Appaiono perciò coerenti le sue uscite in passerella fantasmagoriche (mai prive di un pizzico di ironia) dove l’abito è immancabilmente abbinato a bijoux giganteschi e scultorei in grado di trasformate l’intera silhouette di quelle che appaiono apparizioni da grande occasione. Di più: Roseberry sembra guardare piuttosto alla cultura pop – a super star contemporanee del cinema o della musica – piuttosto che a regine o aspiranti fatine. E difatti in poche stagioni si è affermato come un punto di riferimento per uscite genere red carpet di celebrità quali Lady Gaga, Adele, Cardi B o Julia Fox cin coppia con Kanye West. 

Jean Paul Gaultier (proprietà dello stilista tranne la divisone profumi appartenente alla spagnola Puig). Il marchio porta il nome di uno dei grandi maestri della moda dell’ultimo secolo che ha deciso a ritirarsi dalle scene nel gennaio del 2020. Mantenendo però vivi i suoi meravigliosi atelier e – cosa ancor più singolare – affidandone la direzione a giovani talentuosi designer a rotazione, in una sorta di residenza: modalità di norma appartenete al mondo delle arti figurative.

La collezione di questo gennaio l’ha affidata al belga Glenn Martens. E in questo caso (da Gaultier come da Martens) è arrivato un esercizio dove l’alta sartoria si è abbinata al divertimento. Martens ha ri-costruito uno degli highlights di Gaultier – il corsetto fianchi imbottiti, vita stretta – e ne ha fatto il centro della collezione. Poi esplosa con abiti da ballo in smeraldo e champagne, gonne modellate con montagne di filo metallico in modo da assomigliare a mari ribollenti e marinières (altro evergreen di Gaultier) in maglia irte di corallo.. si ’è trattato di un debutto nell’alta moda per Martens (che disegna pure Y/Project e Diesel) ma questa prova è facile prevedere che non sarà l’ultima …
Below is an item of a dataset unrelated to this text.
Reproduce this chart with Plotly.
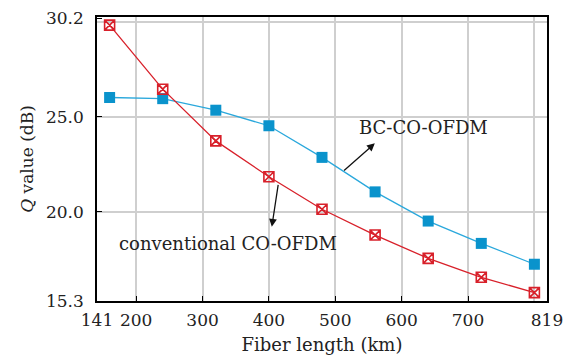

Perché niente come la Haute Couture – per lo meno sinché continuerà a esistere – intreccia il sogno, la joie de vivre e la suprema destrezza che l’artigianato tessile può esprimere. Un mantra di sempre è quello secondo il quale la sua vera funzione è quella di essere un laboratorio utile a sviluppare tecniche in grado di informare le possibilità che i valori del prêt-à-porter, insomma un think tank dell’intero sistema moda.